====== Material for this task

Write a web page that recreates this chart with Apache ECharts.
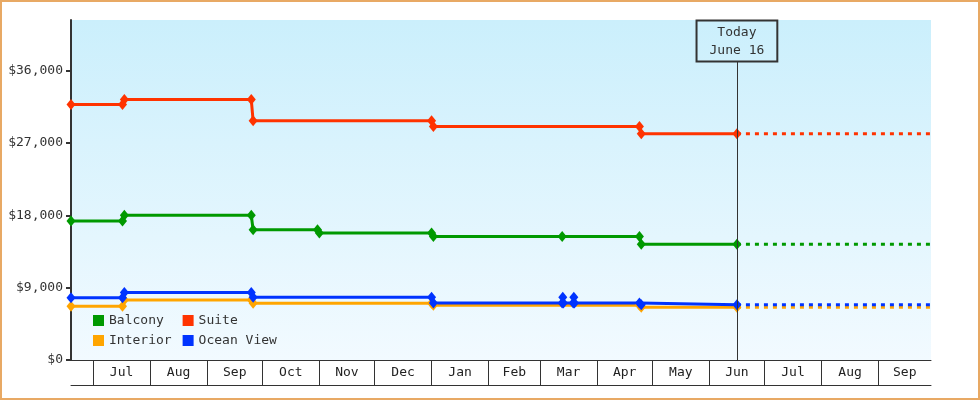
<!DOCTYPE html>
<html><head><meta charset="utf-8">
<script src="https://cdn.jsdelivr.net/npm/echarts@6/dist/echarts.min.js"></script>
<style>html,body{margin:0;padding:0;background:#fff}#c{width:980px;height:400px}</style>
</head><body><div id="c"></div>
<script>
// ---- data ----
const seriesNames = ['Balcony', 'Suite', 'Interior', 'Ocean View'];
const seriesColors = ['#009900', '#ff3300', '#ffa500', '#0033ff'];

const balcony = [
  ['2022-06-19', 17300], ['2022-07-17', 17300], ['2022-07-18', 18000], ['2022-09-25', 18000],
  ['2022-09-26', 16200], ['2022-10-31', 16200], ['2022-11-01', 15800], ['2023-01-01', 15800],
  ['2023-01-02', 15350], ['2023-03-13', 15350], ['2023-04-24', 15350], ['2023-04-25', 14400],
  ['2023-06-16', 14400]
];
const suite = [
  ['2022-06-19', 31800], ['2022-07-17', 31800], ['2022-07-18', 32400], ['2022-09-25', 32400],
  ['2022-09-26', 29750], ['2023-01-01', 29750], ['2023-01-02', 29050], ['2023-04-24', 29050],
  ['2023-04-25', 28150], ['2023-06-16', 28150]
];
const interior = [
  ['2022-06-19', 6700], ['2022-07-17', 6700], ['2022-07-18', 7450], ['2022-09-25', 7450],
  ['2022-09-26', 7050], ['2023-01-01', 7050], ['2023-01-02', 6800], ['2023-04-24', 6800],
  ['2023-04-25', 6550], ['2023-06-16', 6550]
];
const oceanView = [
  ['2022-06-19', 7750], ['2022-07-17', 7750], ['2022-07-18', 8400], ['2022-09-25', 8400],
  ['2022-09-26', 7800], ['2023-01-01', 7800], ['2023-01-02', 7080], ['2023-03-13', 7080],
  ['2023-03-13 08', 7800], ['2023-03-13 16', 7080], ['2023-03-19', 7080], ['2023-03-19 08', 7800],
  ['2023-03-19 16', 7080], ['2023-04-24', 7080], ['2023-04-25', 6870], ['2023-06-16', 6870]
];

const today = '2023-06-16';
const todayLabel = ['Today', 'June 16'];
const axisStart = '2022-06-19';
const axisEnd = '2023-09-29 12';
const monthStarts = ['2022-07-01', '2022-08-01', '2022-09-01', '2022-10-01', '2022-11-01', '2022-12-01',
  '2023-01-01', '2023-02-01', '2023-03-01', '2023-04-01', '2023-05-01', '2023-06-01',
  '2023-07-01', '2023-08-01', '2023-09-01'];
const monthLabels = ['Jul', 'Aug', 'Sep', 'Oct', 'Nov', 'Dec', 'Jan', 'Feb', 'Mar', 'Apr', 'May', 'Jun', 'Jul', 'Aug', 'Sep'];
const yTicks = [0, 9000, 18000, 27000, 36000];
const yMax = 42300;

// ---- helpers ----
function ts(s) {
  const [d, h] = s.split(' ');
  const [y, m, dd] = d.split('-').map(Number);
  return new Date(y, m - 1, dd, h ? Number(h) : 0).getTime();
}
const FONT = 'DejaVu Sans Mono';
const tMin = ts(axisStart), tMax = ts(axisEnd), tToday = ts(today);
const tickTs = monthStarts.map(ts);
const labelTs = tickTs.map((t, i) => (t + (i + 1 < tickTs.length ? tickTs[i + 1] : tMax)) / 2);
const fmtMoney = v => '$' + String(v).replace(/\B(?=(\d{3})+(?!\d))/g, ',');
function monthLabelFor(v) {
  let best = 0, bd = Infinity;
  labelTs.forEach((t, i) => { const dd = Math.abs(t - v); if (dd < bd) { bd = dd; best = i; } });
  return monthLabels[best];
}

const allData = [balcony, suite, interior, oceanView];
const series = [];
allData.forEach((d, i) => {
  series.push({
    name: seriesNames[i],
    type: 'line',
    data: d.map(p => [ts(p[0]), p[1]]),
    symbol: 'diamond',
    symbolSize: [9, 11],
    showAllSymbol: true,
    color: seriesColors[i],
    lineStyle: { width: 3, color: seriesColors[i] },
    itemStyle: { color: seriesColors[i] },
    z: 3,
    emphasis: { disabled: true }
  });
});
// projections (dotted)
allData.forEach((d, i) => {
  const last = d[d.length - 1][1];
  series.push({
    name: seriesNames[i] + ' projection',
    type: 'line',
    data: [[tToday, last], [tMax, last]],
    symbol: 'none',
    lineStyle: { width: 3, type: [4, 5], color: seriesColors[i] },
    z: 2,
    emphasis: { disabled: true }
  });
});
// today marker line
series.push({
  name: 'today',
  type: 'line',
  data: [],
  markLine: {
    silent: true,
    symbol: ['none', 'none'],
    animation: false,
    lineStyle: { color: '#333', width: 1, type: 'solid' },
    label: {
      show: true,
      position: 'end',
      distance: 0,
      formatter: todayLabel.join('\n'),
      fontFamily: FONT, fontSize: 13, color: '#333',
      lineHeight: 18,
      padding: [3, 13, 2, 13],
      borderColor: '#333', borderWidth: 1,
      backgroundColor: 'transparent'
    },
    data: [[{ coord: [tToday, 0] }, { coord: [tToday, yMax * (1 - 41.5 / 340)] }]]
  },
  z: 1
});

const legendCommon = {
  left: 93, padding: 0, icon: 'rect', itemWidth: 11, itemHeight: 11,
  itemGap: 11, itemTextGap: 3, orient: 'horizontal', selectedMode: false,
  formatter: name => name.padEnd(8, ' '),
  textStyle: { fontFamily: FONT, fontSize: 13, color: '#333' }
};

const chart = echarts.init(document.getElementById('c'), null, { renderer: 'canvas' });
chart.setOption({
  animation: false,
  graphic: [{
    type: 'rect', silent: true, z: 100,
    shape: { x: 1, y: 1, width: 978, height: 398 },
    style: { fill: 'none', stroke: '#e8a964', lineWidth: 2 }
  }],
  grid: {
    left: 71, right: 49, top: 20, bottom: 40, containLabel: false,
    show: true, borderWidth: 0,
    backgroundColor: new echarts.graphic.LinearGradient(0, 0, 0, 1, [
      { offset: 0, color: 'rgb(203,239,252)' },
      { offset: 1, color: 'rgb(242,250,255)' }
    ])
  },
  legend: [
    Object.assign({}, legendCommon, { top: 314, data: [seriesNames[0], seriesNames[1]] }),
    Object.assign({}, legendCommon, { top: 334, data: [seriesNames[2], seriesNames[3]] })
  ],
  xAxis: [{
    type: 'value', min: tMin, max: tMax, scale: true,
    axisLine: { show: true, lineStyle: { color: '#333', width: 1 } },
    axisTick: { show: true, customValues: tickTs, length: 25, inside: false, lineStyle: { color: '#333', width: 1 } },
    axisLabel: {
      show: true, customValues: labelTs, margin: 6,
      fontFamily: FONT, fontSize: 13, color: '#222',
      formatter: v => monthLabelFor(v)
    },
    splitLine: { show: false }
  }, {
    type: 'value', min: tMin, max: tMax, scale: true, position: 'bottom', offset: 25,
    axisLine: { show: true, lineStyle: { color: '#333', width: 1 } },
    axisTick: { show: false }, axisLabel: { show: false }, splitLine: { show: false }
  }],
  yAxis: {
    type: 'value', min: 0, max: yMax,
    axisLine: { show: true, lineStyle: { color: '#333', width: 2 } },
    axisTick: { show: true, customValues: yTicks, length: 5, lineStyle: { color: '#333', width: 2 } },
    axisLabel: {
      customValues: yTicks, margin: 8, fontFamily: FONT, fontSize: 13, color: '#333',
      formatter: v => fmtMoney(v)
    },
    splitLine: { show: false }
  },
  series: series
});
</script></body></html>
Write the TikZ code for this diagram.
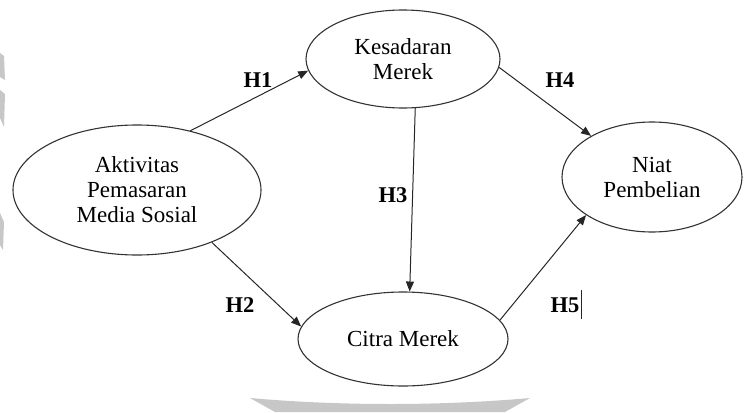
\documentclass[tikz,border=0pt]{standalone}
\usepackage{fontspec}
\setmainfont{Liberation Serif}
\usetikzlibrary{shapes.geometric,arrows.meta}

\begin{document}
\begin{tikzpicture}[x=1pt,y=-1pt,-{Triangle[length=10pt,width=8pt]},draw=black!85,line width=1pt]
  \tikzstyle{construct}=[ellipse,draw=black!80,line width=1.1pt,inner sep=0pt,align=center,font=\fontsize{23}{25}\selectfont]
  \tikzstyle{hyp}=[font=\fontsize{22.5}{25}\selectfont\bfseries]

  \useasboundingbox (0,0) rectangle (749,412);

  % faint watermark pieces
  \fill[black!22] (250,398) .. controls (340,406) and (440,406) .. (530,398) -- (505,412) -- (275,412) -- cycle;
  \fill[black!22] (0,53) -- (4,56) -- (5,80) -- (0,77) -- cycle;
  \fill[black!22] (0,90) -- (5,94) -- (4,127) -- (0,118) -- cycle;
  \fill[black!22] (0,213) -- (4,222) -- (3,250) -- (0,245) -- cycle;

  \node[construct, minimum width=248pt, minimum height=130pt] (amms) at (137,190) {Aktivitas\\Pemasaran\\Media Sosial};
  \node[construct, minimum width=194pt, minimum height=98pt] (kes) at (403,59) {Kesadaran\\Merek};
  \node[construct, minimum width=180pt, minimum height=110pt] (niat) at (652,177) {Niat\\Pembelian};
  \node[construct, minimum width=210pt, minimum height=94pt] (citra) at (403,339) {Citra Merek};

  \draw (amms.48) -- (kes.187);
  \draw (amms.-35) -- (citra.173);
  \draw (kes.-76) -- (citra.82);
  \draw (kes.-5) -- (niat.146);
  \draw (citra.11) -- (niat.210);

  \node[hyp] (h1) at (258,80) {H1};
  \node[hyp] (h2) at (240,305) {H2};
  \node[hyp] (h3) at (393,195) {H3};
  \node[hyp] (h4) at (560,80) {H4};
  \node[hyp] (h5) at (565,305) {H5};
  \draw[-, line width=0.7pt] ([xshift=-2pt,yshift=4pt]h5.north east) -- ([xshift=-2pt,yshift=-3pt]h5.south east);

\end{tikzpicture}
\end{document}
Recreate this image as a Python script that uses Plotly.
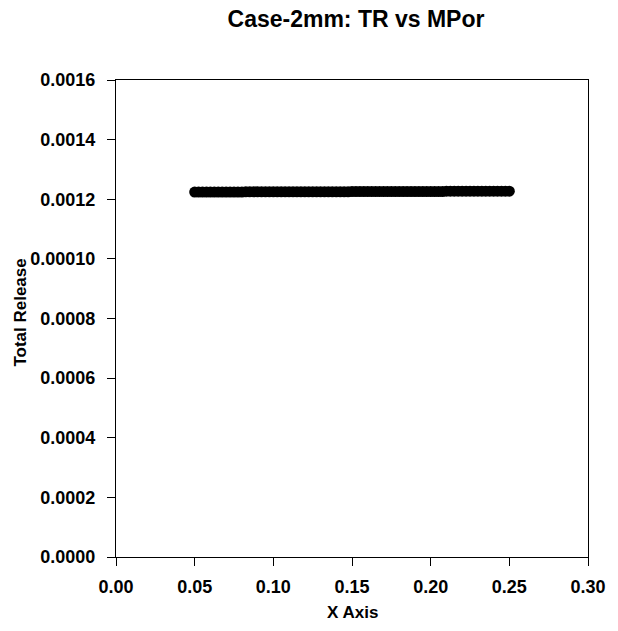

============

• _Set problem_:
Look through the material above. Copy each line where the word "that" appears.

• _Solution for this problem_:
Write a web page that recreates this chart with Apache ECharts.
Recreate this image as a Python script that uses Plotly.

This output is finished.